If you are a recent widow or divorcee reading this, I truly empathized with you. Besides managing your grief, you are trying to deal with monumental changes in your life and are facing a growing list of perpetually unfamiliar monetary choices. Let me offer a few quick suggestions:

Do not make significant decisions under duress or too quickly. Typically, the response to newly-obtained wealth is to be protective and act immediately in an effort to safeguard personal finances. Decisions about selling real estate or other large, financially-impacting choices can wait until input is received from trusted advisors and a plan for preserving irreplaceable capital is in place.

Conduct a full risk assessment analysis of your current financial situation. Widows, divorcees and the newly wealthy are faced with being pushed from personal comfort zones to invest or withdraw some of their principal funds. Conducting a full risk assessment and starting slowly with investments will assist in understanding personal risk and volatility tolerance.

Meet regularly with your financial advisor.

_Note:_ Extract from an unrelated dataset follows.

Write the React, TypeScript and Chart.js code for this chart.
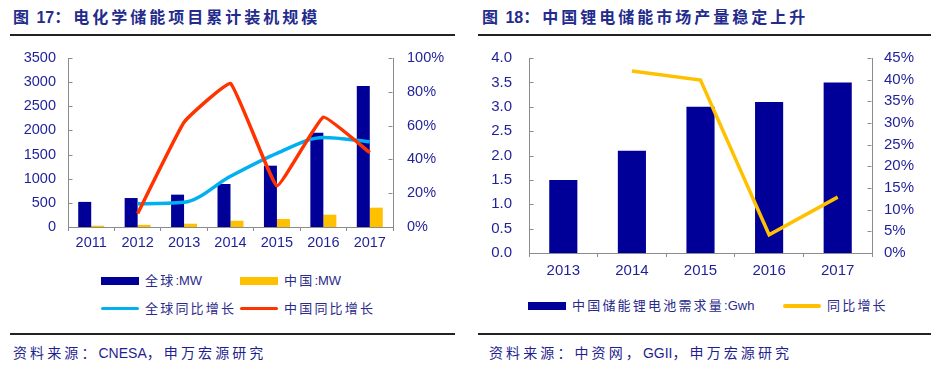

Stay up-to-date on your investments through quarterly meetings. Strive to fully understand each investment and don't let a disappointing trend last more than two quarters.

Deposit all of your income directly into a bank or brokerage account. Ask your accountant to give you an estimated monthly after-tax income figure to be deposited into your household bank account. This will ensure a monthly "pay check" to cover fixed and discretionary expenses.

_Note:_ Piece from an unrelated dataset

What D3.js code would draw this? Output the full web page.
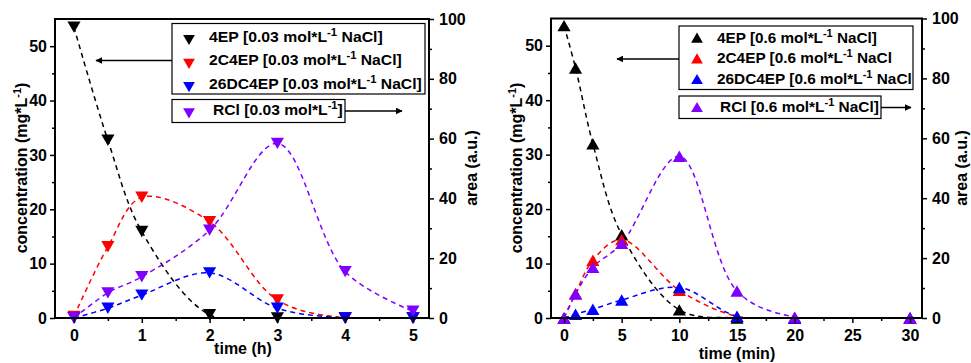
<!DOCTYPE html>
<html>
<head>
<meta charset="utf-8">
<script src="https://cdn.jsdelivr.net/npm/d3@7"></script>
<style>
  body { margin: 0; background: #fff; }
  svg { display: block; font-family: Arial, "Liberation Sans", sans-serif; font-weight: bold; }
  .tick text { font-size: 16px; font-weight: bold; fill: #000; }
  .tick line { stroke: #000; stroke-width: 1.5; }
</style>
</head>
<body>
<svg id="chart" width="971" height="363"></svg>
<script>
// left panel, 0.03 mol/L NaCl, time in hours
var timeH = [0, 0.5, 1, 2, 3, 4, 5];
var ep4Low = [53.5, 32.7, 15.9, 0.6, 0, 0, 0];
var c2ep4Low = [0.3, 13.1, 22.2, 17.7, 3.3, 0, 0];
var dc26ep4Low = [0, 1.8, 4.2, 8.3, 1.8, 0, 0];
var rclLow = [0, 8.4, 13.8, 29.4, 58.4, 15.5, 2.3];

// right panel, 0.6 mol/L NaCl, time in minutes
var timeMin = [0, 1, 2.5, 5, 10, 15, 20, 30];
var ep4High = [53.7, 45.9, 32.0, 15.3, 1.5, 0, 0, 0];
var c2ep4High = [0, 4.5, 10.6, 14.4, 5.1, 0.3, 0, 0];
var dc26ep4High = [0, 0.7, 1.6, 3.3, 5.6, 0.3, 0, 0];
var rclHigh = [0, 8.0, 16.9, 24.9, 54.0, 9.0, 0.3, 0];

var hTicks = [0, 1, 2, 3, 4, 5];
var hMinor = [0.5, 1.5, 2.5, 3.5, 4.5];
var minTicks = [0, 5, 10, 15, 20, 25, 30];
var minMinor = [2.5, 7.5, 12.5, 17.5, 22.5, 27.5];
var concTicks = [0, 10, 20, 30, 40, 50];
var concMinor = [5, 15, 25, 35, 45];
var areaTicks = [0, 20, 40, 60, 80, 100];
var areaMinor = [10, 30, 50, 70, 90];

var seriesNames = ['4EP', '2C4EP', '26DC4EP', 'RCl'];
var colors = ['#000000', '#ff0000', '#0000ff', '#8000ff'];

var svg = d3.select('#chart');

svg.append('defs').append('marker')
    .attr('id', 'arrow')
    .attr('viewBox', '0 0 10 10')
    .attr('refX', 9).attr('refY', 5)
    .attr('markerWidth', 7).attr('markerHeight', 7)
    .attr('markerUnits', 'userSpaceOnUse')
    .attr('orient', 'auto')
  .append('path')
    .attr('d', 'M0,0L10,5L0,10z')
    .attr('fill', '#000');

function legendLabel(sel, name, conc, tail) {
    sel.append('tspan').text(name + ' [' + conc + ' mol*L');
    sel.append('tspan').attr('font-size', 10).attr('dy', -6).text('-1');
    sel.append('tspan').attr('dy', 6).text(tail);
}

// triangles are placed by their box centre, not the centroid
function triShift(size, down) {
    var h = Math.sqrt(size * 4 / Math.sqrt(3)) * Math.sqrt(3) / 2;
    return (down ? -1 : 1) * h / 6;
}

function drawPanel(p) {
    var g = svg.append('g');

    var x = d3.scaleLinear().domain(p.xDomain).range([p.left, p.right]);
    var yL = d3.scaleLinear().domain([0, 55]).range([p.bottom, p.top]);
    var yR = d3.scaleLinear().domain([0, 100]).range([p.bottom, p.top]);

    var clipId = 'clip' + p.id;
    svg.select('defs').append('clipPath').attr('id', clipId)
      .append('rect')
        .attr('x', p.left).attr('y', p.top)
        .attr('width', p.right - p.left).attr('height', p.bottom - p.top);

    var series = p.values.map(function(v, i) {
        return { vals: v, color: colors[i], y: i == 3 ? yR : yL };
    });

    var plot = g.append('g').attr('clip-path', 'url(#' + clipId + ')');

    series.forEach(function(s) {
        var line = d3.line()
            .x(function(d, i) { return x(p.time[i]); })
            .y(function(d) { return s.y(d); })
            .curve(d3.curveCatmullRom.alpha(0.5));
        plot.append('path')
            .attr('d', line(s.vals))
            .attr('fill', 'none')
            .attr('stroke', s.color)
            .attr('stroke-width', 1.5)
            .attr('stroke-dasharray', '5,4');
    });

    var mSize = 75;
    var sym = d3.symbol(d3.symbolTriangle, mSize);
    var dy = triShift(mSize, p.down);
    series.forEach(function(s) {
        g.selectAll(null)
            .data(s.vals)
          .enter().append('path')
            .attr('d', sym)
            .attr('fill', s.color)
            .attr('transform', function(d, i) {
                return 'translate(' + x(p.time[i]) + ',' + (s.y(d) + dy) + ')' + (p.down ? ' rotate(180)' : '');
            });
    });

    // axes
    var ax = g.append('g');
    ax.append('g').attr('transform', 'translate(' + p.left + ',0)')
        .call(d3.axisLeft(yL).tickValues(concTicks).tickSize(5).tickPadding(3));
    ax.append('g').attr('transform', 'translate(' + p.left + ',0)')
        .call(d3.axisLeft(yL).tickValues(concMinor).tickSize(3).tickFormat(''));
    ax.append('g').attr('transform', 'translate(' + p.right + ',0)')
        .call(d3.axisRight(yR).tickValues(areaTicks).tickSize(5).tickPadding(5));
    ax.append('g').attr('transform', 'translate(' + p.right + ',0)')
        .call(d3.axisRight(yR).tickValues(areaMinor).tickSize(3).tickFormat(''));
    ax.append('g').attr('transform', 'translate(0,' + p.bottom + ')')
        .call(d3.axisBottom(x).tickValues(p.xTicks).tickSize(5).tickPadding(7).tickFormat(d3.format('d')));
    ax.append('g').attr('transform', 'translate(0,' + p.bottom + ')')
        .call(d3.axisBottom(x).tickValues(p.xMinor).tickSize(3).tickFormat(''));
    ax.selectAll('.domain').remove();
    ax.selectAll('.tick text').attr('font-family', null).attr('font-size', null);

    g.append('rect')
        .attr('x', p.left).attr('y', p.top)
        .attr('width', p.right - p.left).attr('height', p.bottom - p.top)
        .attr('fill', 'none').attr('stroke', '#000').attr('stroke-width', 2);

    // axis titles
    var yt = g.append('text')
        .attr('transform', 'translate(' + p.yTitleX + ',168) rotate(-90)')
        .attr('text-anchor', 'middle').attr('font-size', 16);
    yt.append('tspan').text('concentration (mg*L');
    yt.append('tspan').attr('font-size', 11).attr('dy', -6).text('-1');
    yt.append('tspan').attr('dy', 6).text(')');

    g.append('text')
        .attr('transform', 'translate(' + p.rTitleX + ',168) rotate(-90)')
        .attr('text-anchor', 'middle').attr('font-size', 16)
        .text('area (a.u.)');

    g.append('text')
        .attr('x', p.xTitleX).attr('y', p.xTitleY)
        .attr('text-anchor', 'middle').attr('font-size', 16)
        .text(p.xTitle);

    // legend boxes and arrows
    var L = p.legend;
    g.append('line')
        .attr('x1', L.x0).attr('x2', L.arrowL)
        .attr('y1', L.arrowLY).attr('y2', L.arrowLY)
        .attr('stroke', '#000').attr('stroke-width', 1.5)
        .attr('marker-end', 'url(#arrow)');
    g.append('line')
        .attr('x1', L.x2).attr('x2', L.arrowR)
        .attr('y1', L.arrowRY).attr('y2', L.arrowRY)
        .attr('stroke', '#000').attr('stroke-width', 1.5)
        .attr('marker-end', 'url(#arrow)');

    g.append('rect')
        .attr('x', L.x0).attr('y', L.y0)
        .attr('width', L.x1 - L.x0).attr('height', L.y1 - L.y0)
        .attr('fill', '#fff').attr('stroke', '#000').attr('stroke-width', 1.2);
    g.append('rect')
        .attr('x', L.x0).attr('y', L.y2)
        .attr('width', L.x2 - L.x0).attr('height', L.y3 - L.y2)
        .attr('fill', '#fff').attr('stroke', '#000').attr('stroke-width', 1.2);

    var lSize = 60;
    var legSym = d3.symbol(d3.symbolTriangle, lSize);
    var ldy = triShift(lSize, p.down);
    seriesNames.forEach(function(name, i) {
        var base = L.rows[i];
        g.append('path')
            .attr('d', legSym)
            .attr('fill', colors[i])
            .attr('transform', 'translate(' + L.markX + ',' + (base + L.markDy + ldy) + ')' + (p.down ? ' rotate(180)' : ''));
        var tx = i == 3 ? L.textX3 : L.textX;
        var t = g.append('text')
            .attr('font-size', 14);
        legendLabel(t, name, p.conc, p.tails[i]);
        // the source text is stretched sideways, so fit it to the measured width
        var w = t.node().getComputedTextLength();
        var sx = L.widths[i] / w;
        t.attr('transform', 'translate(' + tx + ',' + base + ') scale(' + sx + ',1)');
    });
}

drawPanel({
    id: 'L', time: timeH, values: [ep4Low, c2ep4Low, dc26ep4Low, rclLow],
    xDomain: [-0.28, 5.236], xTicks: hTicks, xMinor: hMinor,
    left: 55, right: 429, top: 19, bottom: 318, down: true,
    yTitleX: 27, rTitleX: 477, xTitleX: 243, xTitleY: 354, xTitle: 'time (h)',
    conc: '0.03', tails: [' NaCl]', ' NaCl]', ' NaCl]', ']'],
    legend: {
        x0: 172, x1: 425, y0: 23.5, y1: 94, x2: 345, y2: 99.5, y3: 122.5,
        rows: [41.5, 65.3, 88.7, 114.8], markX: 189, markDy: -1.5, textX: 209, textX3: 213,
        widths: [174, 193, 213, 130],
        arrowL: 96, arrowLY: 60.5, arrowR: 402, arrowRY: 111
    }
});

drawPanel({
    id: 'R', time: timeMin, values: [ep4High, c2ep4High, dc26ep4High, rclHigh],
    xDomain: [-1.13, 31.04], xTicks: minTicks, xMinor: minMinor,
    left: 551, right: 922, top: 18.5, bottom: 318, down: false,
    yTitleX: 522, rTitleX: 967, xTitleX: 737, xTitleY: 359, xTitle: 'time (min)',
    conc: '0.6', tails: [' NaCl]', ' NaCl', ' NaCl', ' NaCl]'],
    legend: {
        x0: 679, x1: 913, y0: 26, y1: 89.5, x2: 881, y2: 96, y3: 118.5,
        rows: [42.7, 63.3, 84, 112], markX: 697, markDy: -5, textX: 717, textX3: 720,
        widths: [160, 175, 195, 159],
        arrowL: 617, arrowLY: 59, arrowR: 911, arrowRY: 107.5
    }
});
</script>
</body>
</html>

Create a home budget. Even if a budget has never been needed, it is important to know the amount of monthly fixed expenses such as housing, food and gas. Recognizing the fixed monthly income needed prior to making any discretionary purchases is critical to maintaining a savings balance.

Often women look at money differently than men, viewing their money as a reservoir and they can be very protective to keep the amount from dropping. Men tend to view money like a stream, with the mentality that they earn it, spend it, earn more, spend more, etc. with less concern for their savings balances.

Given the above and the need to use conservative investments, low interest rates are single women's biggest challenge if they are trying to live off of their savings. Typical "safe investments" like money market funds, CDs and short-term/high quality bonds all pay less than 1 percent today. In this case, a widow with $1.0 million would be earning under $10,000 per year on these kinds of investments -- well below her basic cost of living. Unless they have tens of millions of dollars, widows and divorcees are faced with being pushed from their comfort zones to invest into stocks, junk bonds and real estate, and/or have the option to withdraw some of their principal. Both scenarios are in contrast to their desire to protect their principal.

Once these women understand their financial situations more clearly, have a plan for preserving their irreplaceable capital, an idea of realistic cash flow to sustain their lifestyle needs, and have the basics of investing under their belts, they feel more confident about their financial future.